Pour les factures de vente, les factures manuelles ou manuscrites vont disparaitre et les factures établies dans des outils bureautiques ne seront pas compter comme des factures électroniques : elles devront disparaître également. Les logiciels de facturation, devenus indispensables, devront produire nativement des factures électroniques (au format Factur-X par exemple) et les transmettre automatiquement à la plateforme choisie par l’utilisateur. Enfin, les caisses enregistreuses devront aussi savoir produire et transmettre des factures électroniques lorsque le client est une entreprise. Elles devront également être en mesure de transmettre les Z quotidiens avec une périodicité variable vers une plateforme.

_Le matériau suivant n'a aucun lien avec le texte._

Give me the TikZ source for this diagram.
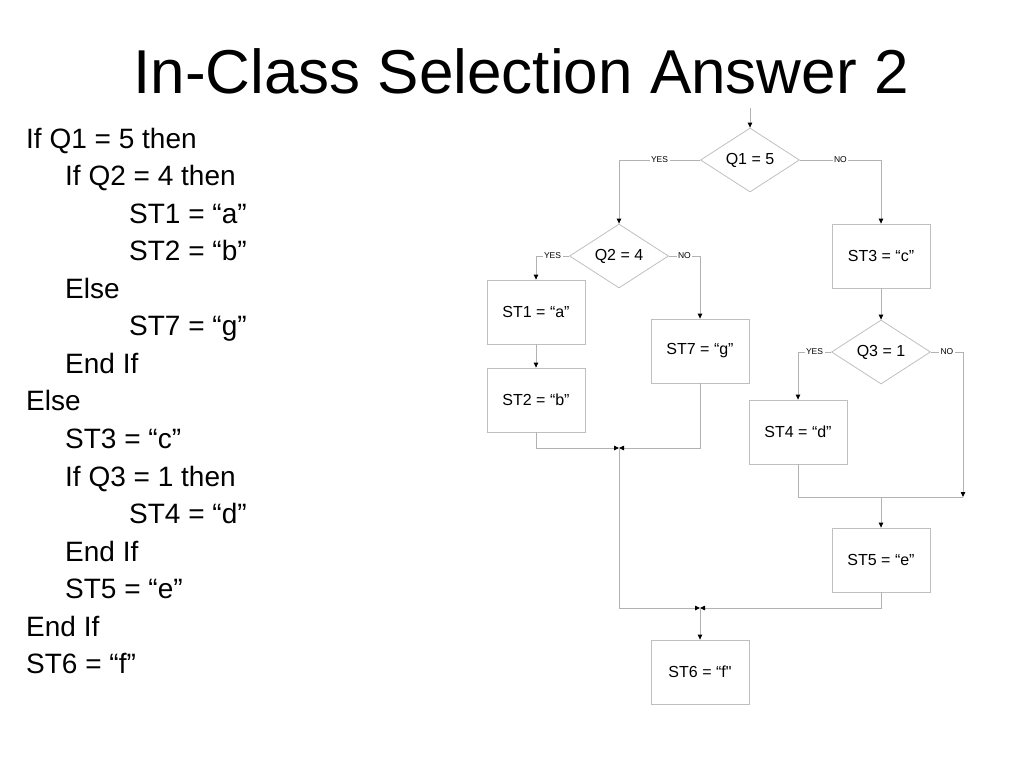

Concernant les factures d’achat, ces factures vont toutes être mises à disposition de l’entreprise sur une plateforme (Choix dans l’Annuaire Chorus Pro) et il sera nécessaire de choisir dans quelle interface l’entreprise veut les récupérer pour les consulter, les valider ou les refuser, et bien sûr pour les gérer comptablement. Les outils de gestion des factures de ventes (et les caisses enregistreuses pour les commerçants) et des factures d’achat vont donc inévitablement devoir évoluer.